> _What is needed_
From the first line of the listing below to the line with "from matplotlib.ticker import", print each line exactly, and nothing more. Leave out the pictures.

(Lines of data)
— start —

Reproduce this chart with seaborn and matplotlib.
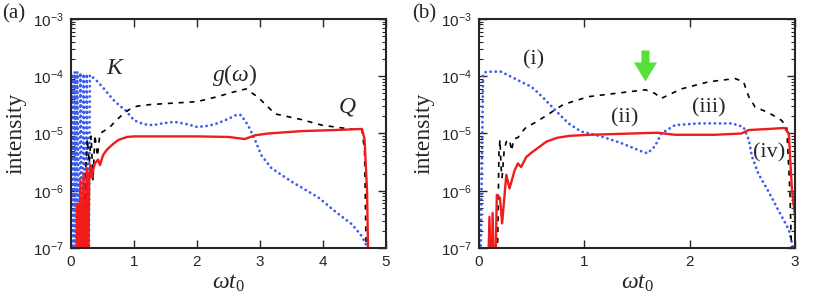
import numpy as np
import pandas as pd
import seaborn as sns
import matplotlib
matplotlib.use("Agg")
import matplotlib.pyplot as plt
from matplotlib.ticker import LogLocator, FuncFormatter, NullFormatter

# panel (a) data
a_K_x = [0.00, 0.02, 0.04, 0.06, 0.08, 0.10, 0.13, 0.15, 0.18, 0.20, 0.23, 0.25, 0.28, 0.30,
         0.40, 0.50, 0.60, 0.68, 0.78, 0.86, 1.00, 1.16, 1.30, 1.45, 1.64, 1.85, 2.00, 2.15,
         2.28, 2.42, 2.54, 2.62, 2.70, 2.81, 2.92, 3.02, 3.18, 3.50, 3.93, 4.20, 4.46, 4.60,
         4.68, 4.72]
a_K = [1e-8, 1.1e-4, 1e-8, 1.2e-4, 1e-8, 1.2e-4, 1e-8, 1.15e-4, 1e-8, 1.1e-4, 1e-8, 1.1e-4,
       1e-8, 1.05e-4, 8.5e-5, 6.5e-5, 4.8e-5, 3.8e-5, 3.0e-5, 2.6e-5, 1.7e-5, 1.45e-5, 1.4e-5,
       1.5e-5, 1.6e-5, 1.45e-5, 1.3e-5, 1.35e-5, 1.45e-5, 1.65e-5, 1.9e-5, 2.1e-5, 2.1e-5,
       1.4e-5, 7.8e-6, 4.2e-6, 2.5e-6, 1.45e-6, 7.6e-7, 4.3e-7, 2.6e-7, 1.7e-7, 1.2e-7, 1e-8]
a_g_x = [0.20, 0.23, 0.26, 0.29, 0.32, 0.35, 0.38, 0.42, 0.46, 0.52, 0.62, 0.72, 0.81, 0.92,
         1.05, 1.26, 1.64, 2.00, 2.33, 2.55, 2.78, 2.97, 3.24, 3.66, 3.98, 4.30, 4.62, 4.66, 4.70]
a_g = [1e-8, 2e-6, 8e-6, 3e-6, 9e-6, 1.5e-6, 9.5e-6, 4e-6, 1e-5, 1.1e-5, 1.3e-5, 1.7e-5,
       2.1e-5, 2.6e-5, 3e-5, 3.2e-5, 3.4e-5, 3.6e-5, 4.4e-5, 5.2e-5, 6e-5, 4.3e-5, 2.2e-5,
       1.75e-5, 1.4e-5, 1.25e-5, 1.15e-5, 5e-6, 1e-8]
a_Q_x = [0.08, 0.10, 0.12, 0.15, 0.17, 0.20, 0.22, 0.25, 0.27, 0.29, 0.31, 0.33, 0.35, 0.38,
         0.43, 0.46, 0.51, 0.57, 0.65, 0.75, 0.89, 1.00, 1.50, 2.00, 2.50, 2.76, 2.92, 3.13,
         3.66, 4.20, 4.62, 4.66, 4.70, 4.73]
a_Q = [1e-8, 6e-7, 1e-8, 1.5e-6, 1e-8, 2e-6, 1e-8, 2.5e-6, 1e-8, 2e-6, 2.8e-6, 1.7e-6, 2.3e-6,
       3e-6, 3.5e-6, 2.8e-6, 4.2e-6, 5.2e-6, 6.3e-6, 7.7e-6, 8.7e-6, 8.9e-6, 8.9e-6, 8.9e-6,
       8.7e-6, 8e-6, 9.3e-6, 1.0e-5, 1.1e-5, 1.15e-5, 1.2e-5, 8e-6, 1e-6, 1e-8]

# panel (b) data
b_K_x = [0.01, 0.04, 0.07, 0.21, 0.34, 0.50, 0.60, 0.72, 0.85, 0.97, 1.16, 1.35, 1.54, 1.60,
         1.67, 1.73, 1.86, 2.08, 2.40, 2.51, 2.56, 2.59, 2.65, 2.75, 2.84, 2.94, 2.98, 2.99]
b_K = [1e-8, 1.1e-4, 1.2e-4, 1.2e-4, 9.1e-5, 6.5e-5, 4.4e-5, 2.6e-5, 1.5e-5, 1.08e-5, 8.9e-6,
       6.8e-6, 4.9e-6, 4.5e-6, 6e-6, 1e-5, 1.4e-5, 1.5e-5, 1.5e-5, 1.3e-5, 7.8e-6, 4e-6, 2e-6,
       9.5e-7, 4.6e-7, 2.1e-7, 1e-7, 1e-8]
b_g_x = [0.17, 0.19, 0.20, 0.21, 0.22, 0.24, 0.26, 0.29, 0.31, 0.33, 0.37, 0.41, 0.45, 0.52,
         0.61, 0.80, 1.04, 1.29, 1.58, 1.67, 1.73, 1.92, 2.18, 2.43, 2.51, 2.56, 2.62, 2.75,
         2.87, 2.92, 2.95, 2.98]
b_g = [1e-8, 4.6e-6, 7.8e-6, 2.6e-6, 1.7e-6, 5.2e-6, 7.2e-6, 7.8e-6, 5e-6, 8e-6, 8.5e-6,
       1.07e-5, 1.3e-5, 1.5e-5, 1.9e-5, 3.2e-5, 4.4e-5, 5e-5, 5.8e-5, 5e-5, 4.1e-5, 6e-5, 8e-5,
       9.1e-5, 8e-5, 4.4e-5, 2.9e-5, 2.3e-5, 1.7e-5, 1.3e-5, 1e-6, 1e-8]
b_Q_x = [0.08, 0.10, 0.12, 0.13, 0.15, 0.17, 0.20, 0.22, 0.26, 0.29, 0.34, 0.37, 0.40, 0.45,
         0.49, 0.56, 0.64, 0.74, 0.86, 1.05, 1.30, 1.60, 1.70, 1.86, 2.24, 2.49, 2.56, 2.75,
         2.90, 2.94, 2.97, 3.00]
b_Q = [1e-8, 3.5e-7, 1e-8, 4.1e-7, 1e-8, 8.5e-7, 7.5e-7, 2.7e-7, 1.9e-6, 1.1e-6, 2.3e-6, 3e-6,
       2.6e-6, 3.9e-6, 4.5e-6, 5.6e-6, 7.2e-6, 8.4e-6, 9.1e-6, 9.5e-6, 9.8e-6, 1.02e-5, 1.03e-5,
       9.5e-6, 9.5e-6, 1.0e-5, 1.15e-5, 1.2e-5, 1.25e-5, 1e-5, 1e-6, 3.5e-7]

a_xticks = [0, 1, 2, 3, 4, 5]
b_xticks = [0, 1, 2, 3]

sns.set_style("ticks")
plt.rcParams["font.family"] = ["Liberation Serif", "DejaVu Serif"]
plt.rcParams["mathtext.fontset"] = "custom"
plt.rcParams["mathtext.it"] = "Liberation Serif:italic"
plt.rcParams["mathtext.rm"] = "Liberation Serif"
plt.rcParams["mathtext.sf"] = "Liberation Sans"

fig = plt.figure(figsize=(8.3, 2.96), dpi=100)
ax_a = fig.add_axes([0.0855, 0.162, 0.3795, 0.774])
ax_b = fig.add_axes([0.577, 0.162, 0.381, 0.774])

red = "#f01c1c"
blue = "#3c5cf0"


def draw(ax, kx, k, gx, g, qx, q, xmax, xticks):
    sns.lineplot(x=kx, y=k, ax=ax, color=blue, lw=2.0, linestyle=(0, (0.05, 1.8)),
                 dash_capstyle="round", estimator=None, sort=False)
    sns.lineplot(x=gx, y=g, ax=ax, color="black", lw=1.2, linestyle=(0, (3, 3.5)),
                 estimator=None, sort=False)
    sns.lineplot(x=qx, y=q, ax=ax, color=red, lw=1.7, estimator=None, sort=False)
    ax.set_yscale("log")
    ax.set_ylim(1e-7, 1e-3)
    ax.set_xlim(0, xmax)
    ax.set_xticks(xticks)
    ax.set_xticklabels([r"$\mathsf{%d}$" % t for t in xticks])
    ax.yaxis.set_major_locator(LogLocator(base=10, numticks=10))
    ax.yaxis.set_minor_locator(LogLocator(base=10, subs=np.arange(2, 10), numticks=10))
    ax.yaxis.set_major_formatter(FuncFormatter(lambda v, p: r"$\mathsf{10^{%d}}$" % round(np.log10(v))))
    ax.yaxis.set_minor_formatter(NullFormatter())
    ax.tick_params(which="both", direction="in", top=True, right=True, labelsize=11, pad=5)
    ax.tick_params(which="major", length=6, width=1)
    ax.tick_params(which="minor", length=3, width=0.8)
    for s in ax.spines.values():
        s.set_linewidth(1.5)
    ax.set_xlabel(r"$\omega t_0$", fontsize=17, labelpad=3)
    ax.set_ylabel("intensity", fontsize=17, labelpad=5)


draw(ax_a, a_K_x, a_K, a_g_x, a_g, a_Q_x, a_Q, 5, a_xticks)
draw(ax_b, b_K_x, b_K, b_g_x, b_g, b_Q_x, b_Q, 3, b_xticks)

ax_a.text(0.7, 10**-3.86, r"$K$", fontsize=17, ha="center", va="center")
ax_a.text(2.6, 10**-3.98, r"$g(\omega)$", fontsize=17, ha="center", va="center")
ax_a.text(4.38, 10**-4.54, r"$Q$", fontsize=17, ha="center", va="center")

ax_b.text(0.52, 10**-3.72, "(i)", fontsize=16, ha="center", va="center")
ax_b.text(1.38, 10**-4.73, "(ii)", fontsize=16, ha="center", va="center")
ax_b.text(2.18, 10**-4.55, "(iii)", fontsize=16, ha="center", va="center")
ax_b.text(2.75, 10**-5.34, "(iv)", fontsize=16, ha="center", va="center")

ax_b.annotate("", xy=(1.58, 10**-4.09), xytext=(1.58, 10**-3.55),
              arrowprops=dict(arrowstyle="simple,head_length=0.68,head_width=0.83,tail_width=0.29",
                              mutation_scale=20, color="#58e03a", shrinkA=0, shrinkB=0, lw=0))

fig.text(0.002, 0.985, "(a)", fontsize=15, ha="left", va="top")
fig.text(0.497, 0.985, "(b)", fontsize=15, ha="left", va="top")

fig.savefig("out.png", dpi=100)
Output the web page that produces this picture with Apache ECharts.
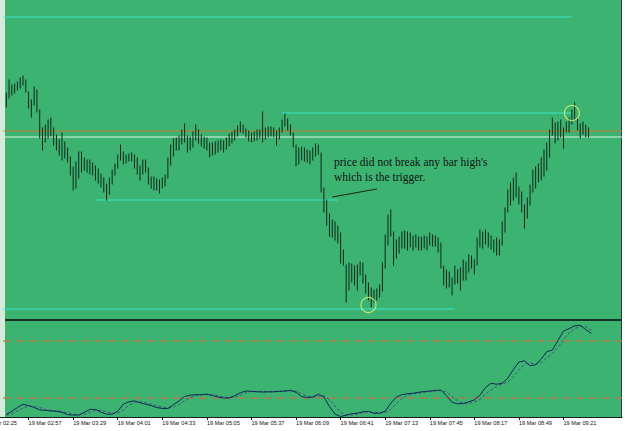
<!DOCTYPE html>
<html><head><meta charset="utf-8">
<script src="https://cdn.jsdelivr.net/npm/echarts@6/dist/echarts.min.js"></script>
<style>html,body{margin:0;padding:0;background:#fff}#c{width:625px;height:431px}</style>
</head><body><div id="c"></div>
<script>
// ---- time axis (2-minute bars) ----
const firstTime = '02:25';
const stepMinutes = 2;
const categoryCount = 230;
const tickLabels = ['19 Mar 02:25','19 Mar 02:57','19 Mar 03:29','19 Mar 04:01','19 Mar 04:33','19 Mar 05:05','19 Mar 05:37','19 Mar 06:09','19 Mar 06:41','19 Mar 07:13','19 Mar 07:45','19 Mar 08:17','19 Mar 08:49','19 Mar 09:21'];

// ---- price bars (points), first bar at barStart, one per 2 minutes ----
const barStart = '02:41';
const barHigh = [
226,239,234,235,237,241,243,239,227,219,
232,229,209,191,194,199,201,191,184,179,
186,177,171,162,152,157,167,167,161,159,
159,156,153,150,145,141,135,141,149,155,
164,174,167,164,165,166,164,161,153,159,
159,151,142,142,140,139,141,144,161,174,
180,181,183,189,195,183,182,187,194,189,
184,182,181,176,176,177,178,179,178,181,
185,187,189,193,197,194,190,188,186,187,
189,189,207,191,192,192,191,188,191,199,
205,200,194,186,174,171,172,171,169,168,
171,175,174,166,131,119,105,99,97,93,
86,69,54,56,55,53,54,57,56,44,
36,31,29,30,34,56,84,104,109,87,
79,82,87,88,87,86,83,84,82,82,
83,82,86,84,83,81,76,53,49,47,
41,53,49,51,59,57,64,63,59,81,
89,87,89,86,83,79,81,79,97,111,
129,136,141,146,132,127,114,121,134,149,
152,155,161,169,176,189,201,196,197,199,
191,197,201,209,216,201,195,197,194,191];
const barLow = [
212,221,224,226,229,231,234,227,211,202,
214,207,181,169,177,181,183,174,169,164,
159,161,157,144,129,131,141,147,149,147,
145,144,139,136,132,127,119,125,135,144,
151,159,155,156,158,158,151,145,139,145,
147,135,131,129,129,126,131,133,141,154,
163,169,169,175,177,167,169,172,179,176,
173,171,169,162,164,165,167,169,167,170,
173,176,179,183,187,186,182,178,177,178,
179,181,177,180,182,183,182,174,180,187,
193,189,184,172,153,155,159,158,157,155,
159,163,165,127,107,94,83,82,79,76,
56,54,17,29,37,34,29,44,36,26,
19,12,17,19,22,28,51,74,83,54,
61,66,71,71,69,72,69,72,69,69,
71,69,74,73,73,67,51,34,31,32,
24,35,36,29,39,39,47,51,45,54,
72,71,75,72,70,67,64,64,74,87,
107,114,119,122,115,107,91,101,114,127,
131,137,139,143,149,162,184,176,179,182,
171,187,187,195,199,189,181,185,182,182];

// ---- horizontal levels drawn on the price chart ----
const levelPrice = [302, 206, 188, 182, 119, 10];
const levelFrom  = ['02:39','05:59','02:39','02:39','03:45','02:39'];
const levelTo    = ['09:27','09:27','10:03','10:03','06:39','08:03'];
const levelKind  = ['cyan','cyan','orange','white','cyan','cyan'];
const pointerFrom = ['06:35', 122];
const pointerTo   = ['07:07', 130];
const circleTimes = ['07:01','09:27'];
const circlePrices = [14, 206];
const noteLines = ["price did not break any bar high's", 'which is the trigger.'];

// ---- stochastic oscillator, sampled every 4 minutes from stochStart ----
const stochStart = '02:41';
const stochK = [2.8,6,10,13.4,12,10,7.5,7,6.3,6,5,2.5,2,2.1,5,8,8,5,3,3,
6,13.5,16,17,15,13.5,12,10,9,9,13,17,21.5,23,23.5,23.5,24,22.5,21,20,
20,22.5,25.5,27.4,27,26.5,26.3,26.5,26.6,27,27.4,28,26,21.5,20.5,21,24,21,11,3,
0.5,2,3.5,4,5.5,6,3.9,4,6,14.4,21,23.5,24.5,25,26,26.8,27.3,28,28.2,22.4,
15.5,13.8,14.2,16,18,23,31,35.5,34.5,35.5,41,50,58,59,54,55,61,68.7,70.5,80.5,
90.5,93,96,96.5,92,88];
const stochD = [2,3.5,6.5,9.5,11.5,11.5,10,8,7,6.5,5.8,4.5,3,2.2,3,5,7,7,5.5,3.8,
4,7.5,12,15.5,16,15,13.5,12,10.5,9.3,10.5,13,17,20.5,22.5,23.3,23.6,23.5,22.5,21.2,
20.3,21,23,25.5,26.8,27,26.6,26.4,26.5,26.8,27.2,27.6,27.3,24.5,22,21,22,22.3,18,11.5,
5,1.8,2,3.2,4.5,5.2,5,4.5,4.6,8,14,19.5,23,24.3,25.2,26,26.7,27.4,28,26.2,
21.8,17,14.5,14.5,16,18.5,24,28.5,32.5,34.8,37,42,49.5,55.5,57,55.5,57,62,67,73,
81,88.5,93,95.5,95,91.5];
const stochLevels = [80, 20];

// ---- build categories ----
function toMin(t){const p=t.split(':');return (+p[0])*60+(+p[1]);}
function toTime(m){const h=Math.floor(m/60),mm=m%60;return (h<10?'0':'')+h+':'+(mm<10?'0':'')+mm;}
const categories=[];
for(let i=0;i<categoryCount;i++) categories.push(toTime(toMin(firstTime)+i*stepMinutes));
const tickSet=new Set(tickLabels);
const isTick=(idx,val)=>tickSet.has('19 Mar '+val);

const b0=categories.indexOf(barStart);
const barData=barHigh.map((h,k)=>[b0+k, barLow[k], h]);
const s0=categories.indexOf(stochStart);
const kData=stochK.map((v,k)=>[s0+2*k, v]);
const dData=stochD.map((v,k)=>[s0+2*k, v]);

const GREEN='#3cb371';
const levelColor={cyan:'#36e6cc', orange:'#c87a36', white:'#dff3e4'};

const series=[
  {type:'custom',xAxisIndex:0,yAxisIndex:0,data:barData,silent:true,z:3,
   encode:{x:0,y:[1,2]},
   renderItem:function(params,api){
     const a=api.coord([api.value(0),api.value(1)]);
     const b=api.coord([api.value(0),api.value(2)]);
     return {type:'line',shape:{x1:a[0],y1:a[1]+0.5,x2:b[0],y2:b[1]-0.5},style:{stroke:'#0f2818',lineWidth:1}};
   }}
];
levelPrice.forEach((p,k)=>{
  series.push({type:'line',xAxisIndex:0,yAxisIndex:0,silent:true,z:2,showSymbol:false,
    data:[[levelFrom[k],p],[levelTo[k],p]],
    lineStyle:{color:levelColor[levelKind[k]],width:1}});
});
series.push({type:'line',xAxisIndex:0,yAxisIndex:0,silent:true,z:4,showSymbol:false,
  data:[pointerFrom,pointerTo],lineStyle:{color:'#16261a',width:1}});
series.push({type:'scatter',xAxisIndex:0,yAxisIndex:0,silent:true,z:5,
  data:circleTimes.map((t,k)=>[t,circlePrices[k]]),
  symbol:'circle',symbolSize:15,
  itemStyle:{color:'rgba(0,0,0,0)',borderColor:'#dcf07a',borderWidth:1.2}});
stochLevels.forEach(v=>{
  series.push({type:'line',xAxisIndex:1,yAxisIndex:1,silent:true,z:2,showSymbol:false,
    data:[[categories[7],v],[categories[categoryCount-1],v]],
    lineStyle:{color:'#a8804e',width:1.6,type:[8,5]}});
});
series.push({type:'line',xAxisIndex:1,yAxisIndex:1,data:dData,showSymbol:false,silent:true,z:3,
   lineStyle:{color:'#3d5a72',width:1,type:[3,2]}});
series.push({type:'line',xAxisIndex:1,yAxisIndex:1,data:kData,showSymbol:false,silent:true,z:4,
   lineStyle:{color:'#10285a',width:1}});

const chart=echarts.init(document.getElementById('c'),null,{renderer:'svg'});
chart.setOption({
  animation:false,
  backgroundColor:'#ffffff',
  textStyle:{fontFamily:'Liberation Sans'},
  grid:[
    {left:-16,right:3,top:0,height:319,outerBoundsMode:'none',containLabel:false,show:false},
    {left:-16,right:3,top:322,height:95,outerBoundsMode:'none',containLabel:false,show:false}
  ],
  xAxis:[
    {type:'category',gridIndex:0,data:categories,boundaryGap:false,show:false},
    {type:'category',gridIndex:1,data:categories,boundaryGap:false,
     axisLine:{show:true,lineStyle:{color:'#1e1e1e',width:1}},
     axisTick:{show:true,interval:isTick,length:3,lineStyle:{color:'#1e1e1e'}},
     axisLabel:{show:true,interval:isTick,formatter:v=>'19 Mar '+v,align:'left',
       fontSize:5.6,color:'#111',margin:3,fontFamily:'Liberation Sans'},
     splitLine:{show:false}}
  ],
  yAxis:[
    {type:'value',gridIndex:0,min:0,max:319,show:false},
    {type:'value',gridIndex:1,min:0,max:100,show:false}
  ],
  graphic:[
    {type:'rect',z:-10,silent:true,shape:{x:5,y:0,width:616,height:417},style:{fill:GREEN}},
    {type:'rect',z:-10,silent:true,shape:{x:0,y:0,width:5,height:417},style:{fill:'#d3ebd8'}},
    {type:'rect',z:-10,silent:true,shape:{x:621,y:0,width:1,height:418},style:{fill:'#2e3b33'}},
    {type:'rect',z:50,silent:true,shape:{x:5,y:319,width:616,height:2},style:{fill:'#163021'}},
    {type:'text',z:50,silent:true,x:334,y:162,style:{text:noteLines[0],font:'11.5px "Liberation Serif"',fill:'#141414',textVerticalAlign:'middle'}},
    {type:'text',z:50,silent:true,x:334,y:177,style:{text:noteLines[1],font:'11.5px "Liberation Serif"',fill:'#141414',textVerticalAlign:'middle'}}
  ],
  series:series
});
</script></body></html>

— end —

> _Response to the exercise_
Reproduce this chart with seaborn and matplotlib.
import numpy as np
import pandas as pd
import seaborn as sns
import matplotlib
matplotlib.use("Agg")
import matplotlib.pyplot as plt
from matplotlib.ticker import LogLocator, FuncFormatter, NullFormatter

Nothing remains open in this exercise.